▶ **What needs to be done**
Out of all the lines below, count those with the word "this". Give the number only.

# Listed entries start

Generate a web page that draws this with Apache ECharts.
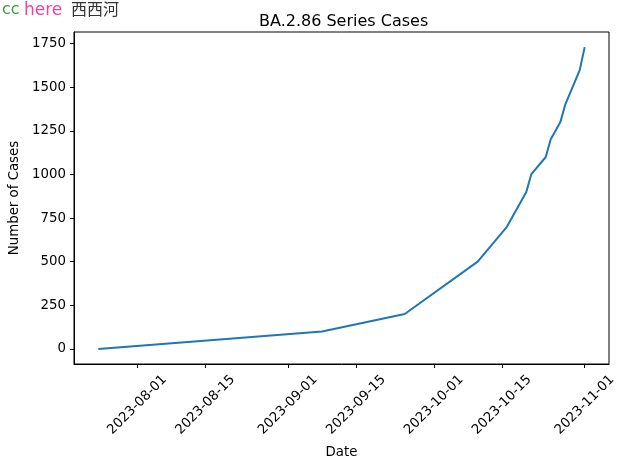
<!DOCTYPE html>
<html>
<head>
<meta charset="utf-8">
<script src="https://cdn.jsdelivr.net/npm/echarts@6/dist/echarts.min.js"></script>
<style>html,body{margin:0;padding:0;background:#fff}#c{width:628px;height:469px}</style>
</head>
<body>
<div id="c"></div>
<script>
// Data
var dates = ['2023-07-24','2023-09-08','2023-09-25','2023-10-10','2023-10-16','2023-10-20','2023-10-21','2023-10-24','2023-10-25','2023-10-27','2023-10-28','2023-10-31','2023-11-01'];
var cases = [0, 100, 200, 500, 700, 900, 1000, 1100, 1200, 1300, 1400, 1600, 1730];
var xTickLabels = ['2023-08-01','2023-08-15','2023-09-01','2023-09-15','2023-10-01','2023-10-15','2023-11-01'];
var yTickValues = [0, 250, 500, 750, 1000, 1250, 1500, 1750];

function ts(s){ var p = s.split('-'); return new Date(+p[0], +p[1]-1, +p[2]).getTime(); }
function pad(n){ return (n<10?'0':'') + n; }
function fmt(v){ var d = new Date(Math.round(v)); return d.getFullYear() + '-' + pad(d.getMonth()+1) + '-' + pad(d.getDate()); }

var xs = dates.map(ts);
var xMinD = Math.min.apply(null, xs), xMaxD = Math.max.apply(null, xs);
var xPad = (xMaxD - xMinD) * 0.05;
var yMinD = Math.min.apply(null, cases), yMaxD = Math.max.apply(null, cases);
var yPad = (yMaxD - yMinD) * 0.05;

var font = 'DejaVu Sans';
var fs = 13.33;
var chart = echarts.init(document.getElementById('c'), null, {renderer: 'canvas'});
chart.setOption({
  animation: false,
  backgroundColor: '#fff',
  title: {
    text: 'BA.2.86 Series Cases',
    left: 254, top: 9,
    textStyle: {fontFamily: font, fontSize: 16, fontWeight: 'normal', color: '#000'}
  },
  graphic: [
    {type: 'text', left: 2, top: 2, style: {text: 'cc', fill: '#3c9a3c', font: '16px "DejaVu Sans"'}},
    {type: 'text', left: 24, top: 2, style: {text: 'here', fill: '#f0449a', font: '17px "DejaVu Sans"'}},
    {type: 'text', left: 71, top: 1, style: {text: '西西河', fill: '#333', font: '16px "Noto Sans CJK SC"'}}
  ],
  grid: {left: 74, right: 19, top: 32, bottom: 105, show: true, borderColor: '#000', borderWidth: 1, containLabel: false, outerBoundsMode: 'none'},
  xAxis: {
    type: 'value',
    min: xMinD - xPad, max: xMaxD + xPad,
    name: 'Date', nameLocation: 'middle', nameGap: 82,
    nameTextStyle: {fontFamily: font, fontSize: fs, color: '#000'},
    axisLine: {show: true, onZero: false, lineStyle: {color: '#000', width: 1}},
    axisTick: {show: true, length: 4, lineStyle: {color: '#000'}, customValues: xTickLabels.map(ts)},
    axisLabel: {
      customValues: xTickLabels.map(ts), rotate: 45, align: 'center', verticalAlign: 'middle',
      margin: 41, fontFamily: font, fontSize: fs, color: '#000',
      formatter: function(v){ return fmt(v); }
    },
    splitLine: {show: false}
  },
  yAxis: {
    type: 'value',
    min: yMinD - yPad, max: yMaxD + yPad,
    name: 'Number of Cases', nameLocation: 'middle', nameGap: 51,
    nameTextStyle: {fontFamily: font, fontSize: fs, color: '#000'},
    axisLine: {show: true, onZero: false, lineStyle: {color: '#000', width: 1}},
    axisTick: {show: true, length: 4, lineStyle: {color: '#000'}, customValues: yTickValues},
    axisLabel: {customValues: yTickValues, margin: 8, fontFamily: font, fontSize: fs, color: '#000',
      formatter: function(v){ return String(Math.round(v)); }},
    splitLine: {show: false}
  },
  series: [{
    type: 'line',
    data: xs.map(function(x, i){ return [x, cases[i]]; }),
    showSymbol: false,
    lineStyle: {color: '#1f77b4', width: 2},
    itemStyle: {color: '#1f77b4'}
  }]
});
</script>
</body>
</html>
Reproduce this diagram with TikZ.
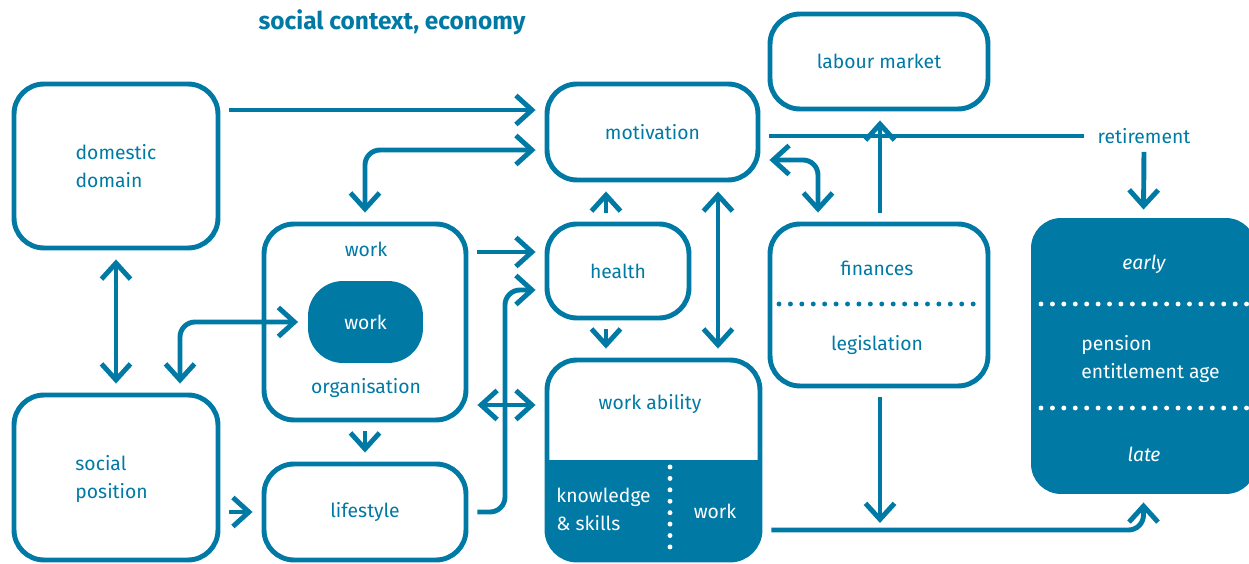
\documentclass[tikz,border=0pt]{standalone}
\usepackage{fontspec}
\setmainfont{Fira Sans}
\usetikzlibrary{arrows.meta}
\definecolor{bmblue}{RGB}{0,121,164}

\begin{document}
\begin{tikzpicture}[x=0.02cm, y=-0.02cm, line width=2.8pt,
  every node/.style={font=\fontsize{11}{16}\selectfont},
  box/.style={draw=bmblue, rounded corners=0.6cm, text=bmblue, align=left, inner sep=0pt},
  solidbox/.style={fill=bmblue, rounded corners=0.6cm, text=white, inner sep=0pt},
  lbl/.style={text=bmblue},
  wlbl/.style={text=white},
  con/.style={draw=bmblue, shorten <=0.18cm, shorten >=0.18cm},
  arr/.style={con, -{Straight Barb[length=3.2mm,width=5.8mm]}},
  dbl/.style={con, {Straight Barb[length=3.2mm,width=5.8mm]}-{Straight Barb[length=3.2mm,width=5.8mm]}},
  dotline/.style={line cap=round, dash pattern=on 0pt off 6.5pt}]
\useasboundingbox (0,0) rectangle (1249,564);
\node[lbl, font=\bfseries\fontsize{13.9}{16}\selectfont] (ttl) at (392,22) {social context, economy};
\node[box, minimum width=4.08cm, minimum height=3.28cm] (dom) at (116,166) {domestic\\domain};
\node[box, minimum width=4.08cm, minimum height=3.3cm] (soc) at (116,477.5) {};
\node[lbl, anchor=west, align=left, inner sep=0pt] (soctxt) at (73,479) {social\\position};
\node[box, minimum width=4.22cm, minimum height=1.92cm] (mot) at (652.5,132) {motivation};
\node[box, minimum width=4.36cm, minimum height=1.9cm] (lab) at (879,61.5) {labour market};
\node[box, minimum width=4.04cm, minimum height=3.92cm] (org) at (365,322) {};
\node[lbl] (orgtop) at (366,249) {work};
\node[lbl] (orgbot) at (366,388) {organisation};
\node[solidbox, rounded corners=0.7cm, minimum width=2.3cm, minimum height=1.64cm] (wrk) at (365.5,322) {work};
\node[box, minimum width=2.84cm, minimum height=1.88cm] (hlth) at (618,271) {health};
\node[box, minimum width=4.04cm, minimum height=1.92cm] (life) at (365,512) {lifestyle};
\node[box, minimum width=4.26cm, minimum height=4cm,
  path picture={\fill[bmblue, sharp corners] (path picture bounding box.south west) rectangle (path picture bounding box.east);}] (wab) at (653.5,460) {};
\node[lbl] (wabtop) at (650,404) {work ability};
\node[wlbl, anchor=west, align=left, inner sep=0pt] (know) at (554,509) {knowledge\\\& skills};
\node[wlbl] (wabwrk) at (715,511) {work};
\draw[white, dotline] (670,467) -- (670,556);
\node[box, minimum width=4.36cm, minimum height=3.24cm] (fin) at (879,305) {};
\node[lbl] (fintop) at (877,268) {finances};
\node[lbl] (finbot) at (877,345) {legislation};
\draw[bmblue, dotline] (779,304) -- (982,304);
\node[solidbox, minimum width=4.5cm, minimum height=5.52cm] (pen) at (1143.5,356) {};
\node[wlbl, font=\itshape\fontsize{11}{16}\selectfont] (early) at (1144,264) {early};
\node[wlbl, anchor=west, align=left, inner sep=0pt] (age) at (1079,359) {pension\\entitlement age};
\node[wlbl, font=\itshape\fontsize{11}{16}\selectfont] (late) at (1144,454) {late};
\draw[white, dotline] (1041,304) -- (1249,304);
\draw[white, dotline] (1041,408) -- (1249,408);
\node[lbl] (ret) at (1144,136) {retirement};
\coordinate (jn) at (880,523);

\draw[arr] (dom.east |- 0,110) -- (mot.west |- 0,110);
\draw[dbl, rounded corners=0.3cm] (mot.west |- 0,150) -| (org.north);
\draw[dbl] (dom.south) -- (soc.north);
\draw[dbl, rounded corners=0.3cm, shorten >=0.15cm] (soc.north -| 180,0) |- (wrk.west);
\draw[arr] (org.east |- 0,252) -- (hlth.west |- 0,252);
\draw[arr, rounded corners=0.3cm] (life.east) -| (505,290) -- (hlth.west |- 0,290);
\draw[dbl] (org.east |- 0,405) -- (wab.west |- 0,405);
\draw[arr] (org.south) -- (life.north);
\draw[arr] (soc.east |- 0,512) -- (life.west |- 0,512);
\draw[arr] (hlth.north -| 606,0) -- (mot.south -| 606,0);
\draw[arr] (hlth.south -| 606,0) -- (wab.north -| 606,0);
\draw[dbl] (mot.south -| 718,0) -- (wab.north -| 718,0);
\draw[dbl, rounded corners=0.3cm] (mot.east |- 0,160) -| (fin.north -| 818,0);
\draw[arr] (fin.north -| 880,0) -- (lab.south -| 880,0);
\draw[con, shorten >=0.1cm] (mot.east |- 0,136) -- (ret.west);
\draw[arr, shorten <=0pt, shorten >=0.12cm] (ret.south) -- (pen.north);
\draw[arr, rounded corners=0.3cm, shorten >=0.12cm] (wab.east |- 0,530) -| (pen.south);
\draw[arr, shorten >=0pt] (fin.south -| 880,0) -- (jn);
\end{tikzpicture}
\end{document}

# Listed entries end

▶ **Correct result**
2